Religiosos y seglares

Mi admiración por todos los que se retiran a un convento me alimenta deseos o sueños de hacer esto alguna vez.

Lo he hecho en algunos retiros, por tiempos de hasta una semana.

Visualizo la entrada en el convento como el paso más heroico de renuncia al mundo y entrega al servicio de sólo Dios.

En el comienzo del nuevo año, siento fuerzas para tratar de ir a Misa a diario. Y parece que Dios me allana el camino con una etapa sin trabajo excesivo ni problemas. Me seduce el cuidado con que el sacerdote prepara el altar y consagra el pan y el vino. Es un ejemplo a seguir en la rutina diaria, en que nos sobran malos modos, frases duras, tratos y gestos de queja, burla y reproche.

Una mujer me pide un día que ayude en Misa, y le digo que no lo he hecho nunca. Lo hace ella, y yo me fijo en como lo hace y al día siguiente salgo con miedo e ilusión a ayudar en el altar. Veo que me tiemblan las manos en algún momento, pero confío en que no haga nada muy mal.

Descubro entonces un tesoro que tenemos los seglares: podemos retirarnos a servir a Dios una vez cada día, en la Santa Misa, para servir a Dios. Es cierto que no es una renuncia tan radical como la de los religiosos contemplativos. Pero sí podemos repetirla cada día y ésta escapada diaria forja un corazón rebelde al mundo que nos arrolla con su mentira de que estamos muy ocupados y somos muy necesarios.
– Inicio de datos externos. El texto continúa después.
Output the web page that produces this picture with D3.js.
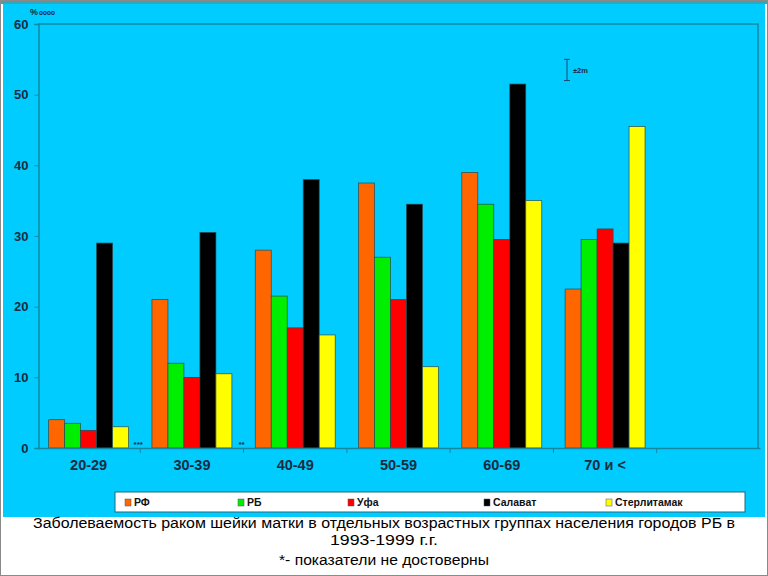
<!DOCTYPE html>
<html><head><meta charset="utf-8">
<script src="https://cdn.jsdelivr.net/npm/d3@7/dist/d3.min.js"></script>
<style>html,body{margin:0;padding:0;background:#fff;}svg{display:block;}</style>
</head><body>
<script>
const categories = ["20-29","30-39","40-49","50-59","60-69","70 и <",""];
const series = ["РФ","РБ","Уфа","Салават","Стерлитамак"];
const colors = ["#FF6600","#00EE00","#FF0000","#000000","#FFFF00"];
const valuesRF   = [4, 21, 28, 37.5, 39, 22.5, null];
const valuesRB   = [3.5, 12, 21.5, 27, 34.5, 29.5, null];
const valuesUfa  = [2.5, 10, 17, 21, 29.5, 31, null];
const valuesSal  = [29, 30.5, 38, 34.5, 51.5, 29, null];
const valuesSter = [3, 10.5, 16, 11.5, 35, 45.5, null];
const yTicks = [0,10,20,30,40,50,60];
const asterisks = [{after:"20-29", text:"***"},{after:"30-39", text:"**"}];
const caption = ["Заболеваемость раком шейки матки в отдельных возрастных группах населения городов РБ в","1993-1999 г.г.","*- показатели не достоверны"];

const allValues = [valuesRF, valuesRB, valuesUfa, valuesSal, valuesSter];

(function(){
const W = 768, H = 576;
const svg = d3.select("body").append("svg").attr("width", W).attr("height", H);

// frame
svg.append("rect").attr("x",0).attr("y",0).attr("width",W).attr("height",H).attr("fill","#fff");
svg.append("rect").attr("x",3).attr("y",4).attr("width",762).attr("height",513).attr("fill","#00CCFF");
svg.append("rect").attr("x",0).attr("y",0).attr("width",W).attr("height",4).attr("fill","#2FA9B8");
svg.append("rect").attr("x",0.5).attr("y",0.5).attr("width",W-1).attr("height",H-1).attr("fill","none").attr("stroke","#8a8a8a").attr("stroke-width",1);

const pL = 37, pR = 760, pT = 24, pB = 448;
const x0 = d3.scaleBand().domain(categories).range([pL, pR]).padding(0);
const x1 = d3.scaleBand().domain(series).range([x0.bandwidth()*0.113, x0.bandwidth()*0.887]).padding(0);
const y = d3.scaleLinear().domain([0,60]).range([pB, pT]);

const axisColor = "#1388A0";
svg.append("path").attr("d", `M${pL+1},${pT}H${pR-2}V${pB}`).attr("fill","none").attr("stroke",axisColor).attr("stroke-width",1.5);

// bars
const g = svg.append("g");
series.forEach((s, si) => {
  g.selectAll(null).data(categories.map((c,i)=>({c, v: allValues[si][i]})).filter(d=>d.v!=null))
    .enter().append("rect")
    .attr("x", d => x0(d.c) + x1(s))
    .attr("y", d => y(d.v))
    .attr("width", x1.bandwidth())
    .attr("height", d => y(0) - y(d.v))
    .attr("fill", colors[si])
    .attr("stroke", "#2a4a50").attr("stroke-width", 0.7);
});

// y axis
const yAxis = d3.axisLeft(y).tickValues(yTicks).tickSize(4).tickPadding(6);
const ya = svg.append("g").attr("transform", `translate(${pL+1.5},0)`).call(yAxis);
ya.select(".domain").attr("stroke", axisColor).attr("stroke-width",1.5);
ya.selectAll(".tick line").attr("stroke", axisColor);
ya.selectAll(".tick text").attr("font-family","Liberation Sans, Arial, sans-serif").attr("font-weight","bold").attr("font-size","13px").attr("fill","#1B2B40");

// x axis
const xAxis = d3.axisBottom(x0).tickSize(0).tickPadding(12);
const xa = svg.append("g").attr("transform", `translate(0,${pB})`).call(xAxis);
xa.select(".domain").attr("stroke", axisColor).attr("stroke-width",1.5);
xa.selectAll(".tick text").attr("font-family","Liberation Sans, Arial, sans-serif").attr("font-weight","bold").attr("font-size","14.5px").attr("fill","#1B2B40");
xa.selectAll(null).data(categories.slice(1)).enter().append("line")
  .attr("x1", d => x0(d)).attr("x2", d => x0(d)).attr("y1", 0).attr("y2", 5)
  .attr("stroke", axisColor).attr("stroke-width",1);

// asterisks
svg.selectAll(null).data(asterisks).enter().append("text")
  .attr("x", d => x0(d.after) + x0.bandwidth() - 2)
  .attr("y", pB - 1)
  .attr("text-anchor","middle")
  .attr("font-family","Liberation Sans, Arial, sans-serif").attr("font-weight","bold").attr("font-size","8px").attr("fill","#1B2B40")
  .text(d => d.text);

// unit label
const ul = svg.append("text").attr("x", 30).attr("y", 15).attr("font-family","Liberation Sans, Arial, sans-serif").attr("font-weight","bold").attr("fill","#1B2B40");
ul.append("tspan").attr("font-size","9px").text("%");
ul.append("tspan").attr("font-size","6.5px").attr("dx",1).text("oooo");

// error bar legend
const eb = svg.append("g").attr("stroke","#1B4B70").attr("stroke-width",1);
eb.append("line").attr("x1",567).attr("x2",567).attr("y1",y(52)).attr("y2",y(55));
eb.append("line").attr("x1",564).attr("x2",570).attr("y1",y(52)).attr("y2",y(52));
eb.append("line").attr("x1",564).attr("x2",570).attr("y1",y(55)).attr("y2",y(55));
svg.append("text").attr("x",573).attr("y",y(53.5)+3).attr("font-family","Liberation Sans, Arial, sans-serif").attr("font-weight","bold").attr("font-size","7.5px").attr("fill","#1B2B40").text("±2m");

// legend
svg.append("rect").attr("x",115).attr("y",492).attr("width",630).attr("height",20).attr("fill","#fff").attr("stroke","#1a6a80").attr("stroke-width",1);
const legX = [125, 238, 348, 484, 606];
series.forEach((s, i) => {
  svg.append("rect").attr("x", legX[i]).attr("y", 499).attr("width",6).attr("height",7).attr("fill",colors[i]).attr("stroke","#555").attr("stroke-width",0.5);
  svg.append("text").attr("x", legX[i]+9).attr("y", 506).attr("font-family","Liberation Sans Narrow, Liberation Sans, Arial, sans-serif").attr("font-weight","bold").attr("font-size","10.5px").attr("fill","#111").text(s);
});

// caption
const capY = [528, 545, 565];
const capLen = [702, 108, 210];
caption.forEach((t, i) => {
  svg.append("text").attr("x", 384).attr("y", capY[i]).attr("text-anchor","middle")
    .attr("font-family","Liberation Sans Narrow, Liberation Sans, Arial, sans-serif").attr("font-size","14px").attr("fill","#000")
    .attr("textLength", capLen[i]).attr("lengthAdjust","spacingAndGlyphs")
    .text(t);
});
})();
</script>
</body></html>
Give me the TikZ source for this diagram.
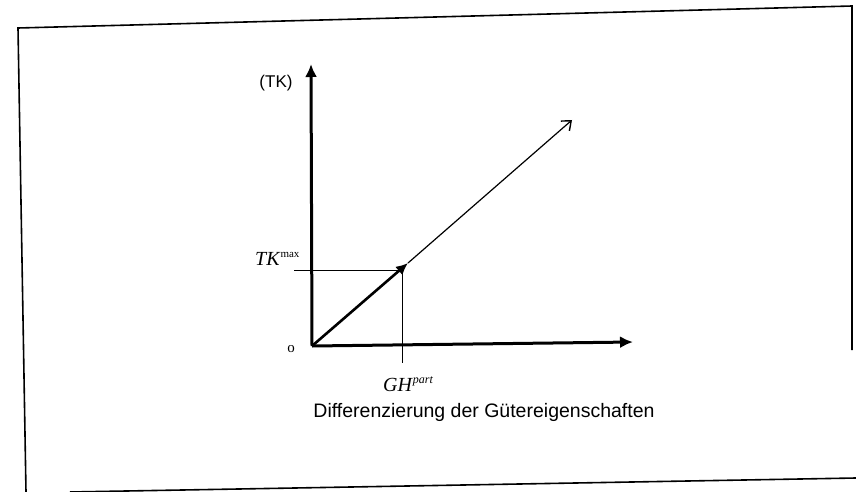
\documentclass[tikz,border=0pt]{standalone}
\usepackage{fontspec}
\setmainfont{Liberation Sans}
\newfontfamily\timesf{Liberation Serif}
\usetikzlibrary{arrows.meta}
\begin{document}
\begin{tikzpicture}[x=1pt,y=-1pt,
  frameline/.style={line width=1.6pt,black},
  axisline/.style={line width=3pt,-{Latex[length=13pt,width=12pt]}},
  thickvec/.style={line width=2.6pt,-{Latex[length=12pt,width=11pt]}},
  thinvec/.style={line width=1.2pt,-{Straight Barb[length=8pt,width=13pt,line width=1.4pt]}},
  guide/.style={line width=1pt},
  lbl/.style={inner sep=0pt,font=\fontsize{17}{19}\selectfont},
  mathlbl/.style={inner sep=0pt,font=\timesf\fontsize{20}{22}\selectfont}]
\useasboundingbox (0,0) rectangle (856,492);
% frame
\coordinate (F1) at (18,28);
\coordinate (F2) at (852,6);
\coordinate (F3) at (852,350);
\coordinate (F4) at (26,492);
\coordinate (F5) at (70,492);
\coordinate (F6) at (856,478);
\draw[frameline] (F4) -- (F1) -- (F2) -- (F3);
\draw[frameline] (F5) -- (F6);
% axes
\coordinate (O) at (312,346);
\coordinate (Yt) at (311,64);
\coordinate (Xt) at (633,342);
\draw[axisline] (O) -- (Yt);
\draw[axisline] (O) -- (Xt);
% guides
\coordinate (Tl) at (294,270);
\coordinate (P) at (402,270);
\coordinate (Pb) at (402,363);
\draw[guide] (Tl) -- (P);
\draw[guide] (P) -- (Pb);
% vectors
\coordinate (V1) at (408,263);
\coordinate (V2) at (572,120);
\draw[thickvec] (O) -- (V1);
\draw[thinvec] (V1) -- (V2);
% labels
\node[lbl] (tk) at (276,83) {(TK)};
\node[inner sep=0pt,font=\timesf\fontsize{15}{17}\selectfont] (zero) at (291,349) {o};
\node[mathlbl,anchor=base west] (tkmax) at (255,265) {\textit{TK}\raisebox{0.4em}{\fontsize{11}{12}\selectfont max}};
\node[mathlbl,anchor=base west] (gh) at (383,391) {\textit{GH}\raisebox{0.4em}{\fontsize{12}{13}\selectfont\textit{part}}};
\node[lbl,font=\fontsize{19.5}{21}\selectfont] (cap) at (484,412) {Differenzierung der Gütereigenschaften};
\end{tikzpicture}
\end{document}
Suavemente se posa en mí el sentimiento de que Dios me quiere aquí y no en un monasterio. Lavando cada día en los brillantes y limpios utensilios del altar, en los cuidados y respetuosos gestos de la Misa, en la presencia de su Hijo muy querido, toda la arrogancia y egoísmo que el resto del día vivo yo y los que me rodean en el trabajo cotidiano.

Hace unos meses sentía que ir a Misa cada día me rompía mi trabajo o mi vida familiar. Hoy no entiendo como he rechazado este regalo diario. Hoy me he rebelado contra lo que el mundo dice que soy yo, para acercarme a lo que Jesús dice que soy: un sarmiento suyo.

Me imagino como una abeja, que trae el polen en sus patas y el néctar en su boca. Yo traigo lo bueno que veo y que puedo hacer a mi alrededor al panal de la Iglesia, al Rey. También traigo algo de contaminación, de lo malo que veo y hago. Pero todo lo transforma Él en miel dulce y sabrosa. No sé quien tomará esta miel ni cuando, pero tampoco la abeja obrera tiene idea de para quien está trabajando.